“Emergent Abilities of Large Language Models” was submitted to arXiv on June 15, 2022 by Jason Wei and a large team drawn from Google, Stanford, DeepMind, and UNC Chapel Hill. It coined a term that defined much of the 2022-2023 debate about how fast AI capabilities would grow.
The paper’s claim was that while overall language-model loss improves smoothly and predictably with scale, certain specific abilities behave differently. On a range of tasks - multi-step arithmetic, certain reasoning problems, following particular instruction formats - small and mid-sized models perform at near-chance levels, and then, past some threshold of scale, performance jumps sharply to well above chance. The authors called these “emergent” abilities, defined as capabilities not present in smaller models that cannot be predicted by extrapolating the performance of smaller models. They catalogued dozens of examples across benchmarks including BIG-bench.
The unsettling implication was that scaling might keep unlocking new capabilities discontinuously, so that a model one size larger could suddenly do things no prior model could, with little warning. That framing fed directly into safety and forecasting discussions: if abilities appear without notice, capability planning and risk assessment become much harder.

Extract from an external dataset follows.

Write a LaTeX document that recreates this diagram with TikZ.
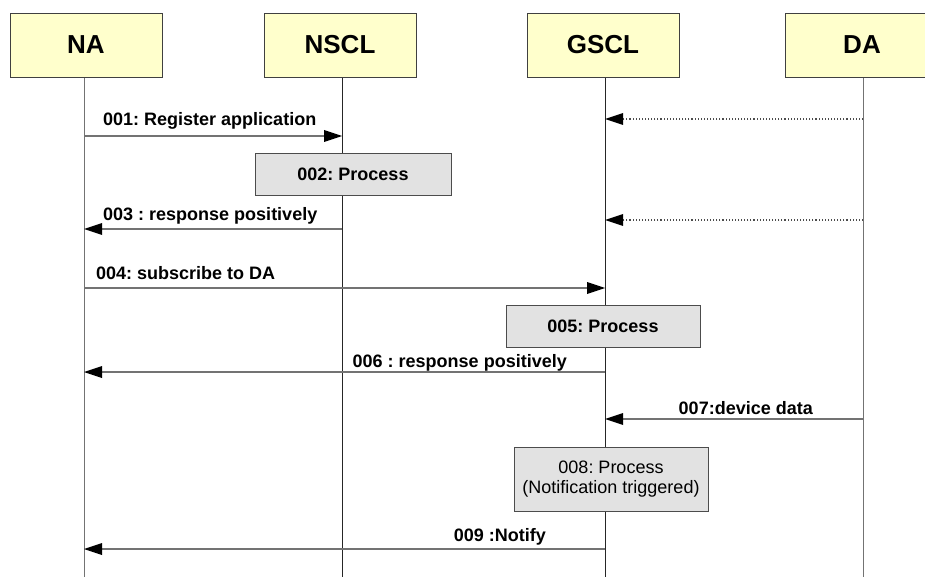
\documentclass[tikz,border=0pt]{standalone}
\usepackage{fontspec}
\setmainfont{Liberation Sans}
\frenchspacing
\usetikzlibrary{arrows.meta}
\definecolor{hdrfill}{HTML}{FFFFCC}
\definecolor{procfill}{HTML}{E2E2E2}
\begin{document}
\begin{tikzpicture}[x=1pt,y=-1pt,
  hdr/.style={draw=black!75,line width=0.9pt,fill=hdrfill,minimum width=152pt,minimum height=64pt,inner sep=0pt,
    font=\fontsize{26}{30}\selectfont\bfseries},
  proc/.style={draw=black!70,line width=0.9pt,fill=procfill,inner sep=0pt,align=center,
    font=\fontsize{18}{20}\selectfont},
  life/.style={line width=1pt},
  tip/.style={-{Triangle[length=18pt,width=12pt,color=black,line width=0pt]}},
  msg/.style={draw=black!55,line width=1.2pt,tip},
  dmsg/.style={draw=black!70,line width=1.1pt,dotted,tip},
  lbl/.style={font=\fontsize{18}{20}\selectfont\bfseries,inner sep=0pt}]
\useasboundingbox (0,0) rectangle (925,577);
\fill[white] (0,0) rectangle (925,577);
% lifeline bottoms
\coordinate (naB) at (84,577);
\coordinate (nsB) at (342,577);
\coordinate (gsB) at (605,577);
\coordinate (daB) at (863,577);
% lifelines
\draw[life,black!55] (84,77) -- (naB);
\draw[life,black!85] (342,77) -- (nsB);
\draw[life,black!85] (605,77) -- (gsB);
\draw[life,black!55] (863,77) -- (daB);
% headers
\node[hdr] (na) at (86,45) {NA};
\node[hdr] (nscl) at (340,45) {NSCL};
\node[hdr] (gscl) at (603,45) {GSCL};
\node[hdr,minimum width=190pt] (da) at (880,45) {\hspace*{-36pt}DA};
% process boxes
\node[proc,minimum width=196pt,minimum height=42pt,font=\fontsize{18}{20}\selectfont\bfseries] (p2) at (353,174) {002: Process};
\node[proc,minimum width=194pt,minimum height=42pt,font=\fontsize{18}{20}\selectfont\bfseries] (p5) at (603,326) {005: Process};
\node[proc,minimum width=194pt,minimum height=64pt] (p8) at (611,479) {008: Process\\(Notification triggered)};
% message endpoints
\coordinate (m1a) at (84,136);  \coordinate (m1b) at (342,136);
\coordinate (d1a) at (863,119); \coordinate (d1b) at (605,119);
\coordinate (m3a) at (342,229); \coordinate (m3b) at (84,229);
\coordinate (d2a) at (863,220); \coordinate (d2b) at (605,220);
\coordinate (m4a) at (84,288);  \coordinate (m4b) at (605,288);
\coordinate (m6a) at (605,372); \coordinate (m6b) at (84,372);
\coordinate (m7a) at (863,419); \coordinate (m7b) at (605,419);
\coordinate (m9a) at (605,549); \coordinate (m9b) at (84,549);
% messages
\draw[msg] (m1a) -- (m1b);
\draw[dmsg] (d1a) -- (d1b);
\draw[msg] (m3a) -- (m3b);
\draw[dmsg] (d2a) -- (d2b);
\draw[msg] (m4a) -- (m4b);
\draw[msg] (m6a) -- (m6b);
\draw[msg] (m7a) -- (m7b);
\draw[msg] (m9a) -- (m9b);
% labels
\node[lbl,anchor=base west] (l1) at (103,126) {001: Register application};
\node[lbl,anchor=base west] (l3) at (103,221) {003 : response positively};
\node[lbl,anchor=base west] (l4) at (96,279) {004: subscribe to DA};
\node[lbl,anchor=base east] (l6) at (567,367) {006 : response positively};
\node[lbl,anchor=base east] (l7) at (813,414) {007:device data};
\node[lbl,anchor=base east] (l9) at (546,541) {009 :Notify};
\end{tikzpicture}
\end{document}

The paper’s central claim was sharply contested the following year. A 2023 rebuttal, “Are Emergent Abilities of Large Language Models a Mirage?”, argued that the sudden jumps were largely artifacts of the harsh, all-or-nothing metrics used to score the tasks, and that smoother metrics reveal gradual improvement. The two papers are best read as a pair, and the disagreement remains a live one about whether scale buys genuine phase changes or merely the appearance of them.